La guerre d’indépendance à travers les tableaux
Autour de lattaque de Smârdan. Peintres de la Guerre dindépendance présents dans la collection du Musée national dHistoire
Ion Puican, 13.11.2023, 13:09
Le Musée national d’histoire de la Roumanie abrite
depuis septembre passé et jusqu’à fin mars 2024 l’exposition thématique
intitulée Autour de l’attaque de Smardan. Peintres de la Guerre d’indépendance présents
dans la collection du Musée national d’Histoire ». Ecoutons la
muséographe Erica Ioja :
« Cette collection entend réunir l’ensemble
des toiles des peintres qui ont immortalisée dans leurs œuvres la Guerre
russo-turque de 1877-1878, qui se sont penchés sur la participation de la
Roumanie à cette guerre, à l’issue de laquelle cette dernière va proclamer son indépendance.
Les grands moments de l’histoire ont depuis toujours inspiré les peintres. Mais
dans ce cas il s’agit de l’histoire en marche, de l’histoire au présent,
immortalisée par des artistes qui vivaient au milieu des troupes, qui ont vécu
dans leur chair cette guerre ».
Mais pourquoi avoir intitulé l’exposition Autour de l’attaque de Smardan, titre repris à
la célèbre toile homonyme du peintre national Nicolae Grigorescu ?
« Le noyau de cette exposition est constitué
par ces toiles qui se trouvent dans les collections du Musée national d’histoire
de la Roumanie, peintes par des artistes qui ont pris part à la guerre, qui ont
accompagné les troupes au front, qui ont partagé le quotidien des soldats. Et
parmi ces artistes le plus connu est sans doute Nicolae Grigorescu, avec son tableau monumental « Autour de l’attaque
de Smârdan », portrait grandeur nature d’un dorobanț, membre de ce corps de
tirailleurs d’élite de l’armée roumaine de l’époque. D’ailleurs Grigorescu est
également l’auteur d’une aquarelle mettant en scène un rosior, ce corps de
cavalerie de l’armée roumaine.

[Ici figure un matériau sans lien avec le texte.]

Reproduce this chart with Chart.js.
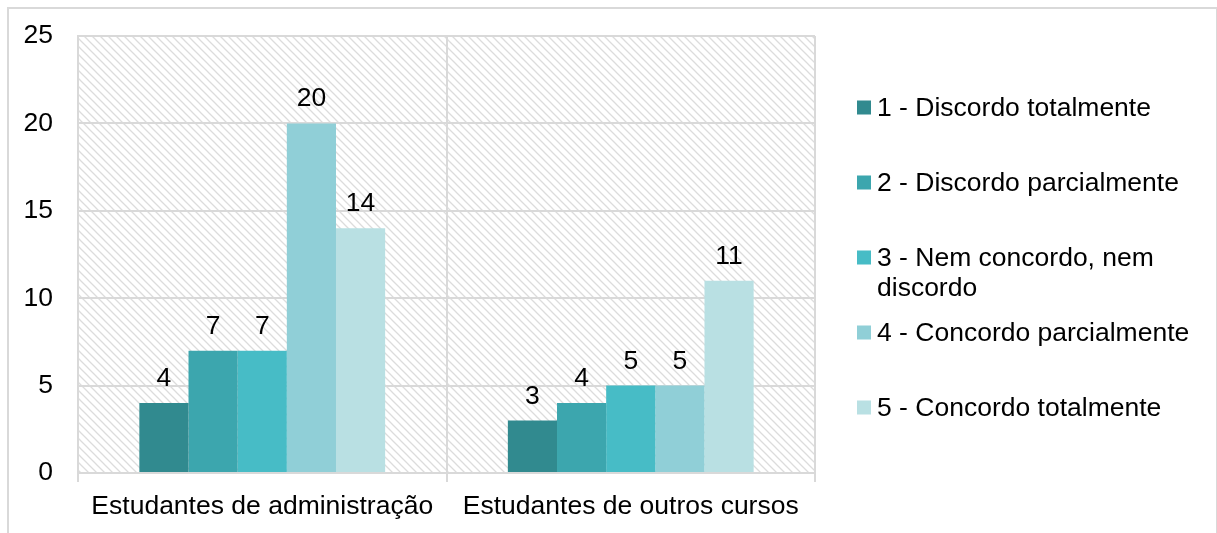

A part Nicolae Grigorescu, l’exposition réunit
des toiles signées par Sava Henția, ami et protégé du docteur Carol Davila, qui
dirige le corps militaire médical pendant la Guerre d’indépendance. Henția s’éclate
sur le front et on le sent. Il peint des scènes dramatiques, mais surtout des
scènes reproduisant le quotidien des soldats, des scènes parfois cocasses,
empreintes d’humour et de tendresse. Ses portraits émouvants des prisonniers
turcs, du personnel médical roumain ne laissent personne indifférent. Ensuite,
l’exposition s’est attelée de mettre en évidence la manière dont la Guerre d’indépendance
a été perçue et s’était transmise dans la conscience collective à travers le
temps. C’est surtout l’œuvre Autour de l’attaque de Smardan de Nicolae Grigorescu qui avait été décortiquée par les contemporains
et les critiques d’art. Grigorescu avait pris part à cette guerre, il était
présent en première ligne. Mais il n’était pas présent lors de la bataille de Smârdan.
Il avait en revanche pris part aux batailles de Plevna et de Rahova. Alors, lorsque
la mairie de Bucarest lui avait commandé cette toile, il s’était inspiré des
croquis réalisés à Plevna et à Rahova. Et nous reprenons au sein de l’exposition
l’histoire de cette commande et l’histoire de la réalisation du tableau, qui
lui avait pris 7 années. Selon certains historiens d’art, Grigorescu aurait
subi des pressions politiques dans le choix du sujet, dans ses choix artistiques,
ce qui l’avait déterminé de reporter l’achèvement de son œuvre. Pourtant, une
fois achevée, son œuvre a été plébiscité par le public, et « Autour de
l’attaque de Smârdan » a depuis lors représenté pour tous les Roumains une
image iconique, la quintessence de la Guerre d’indépendance. »
Mais quel impact a eu la guerre sur l’homme et sur le
peintre Nicolae Grigorescu ? Eugenia Ioja :
« Prendre part à une guerre constitue une
expérience qui marque à vie tout homme, à plus forte raison un artiste.Son
expression artistique s’en trouve modifiée. Il délaisse les couleurs à la
faveur du crayon. Les scènes qu’il immortalise sont des scènes de mouvement.
Mais il ne va pas se borner à faire ressortir juste le dramatisme, le
spectaculaire des batailles, il se penche aussi, avec énormément de sensibilité,
sur le vécu des militaires, sur leurs sentiments, sur la manière dont ils vivent
l’indicible violence que constitue la guerre ».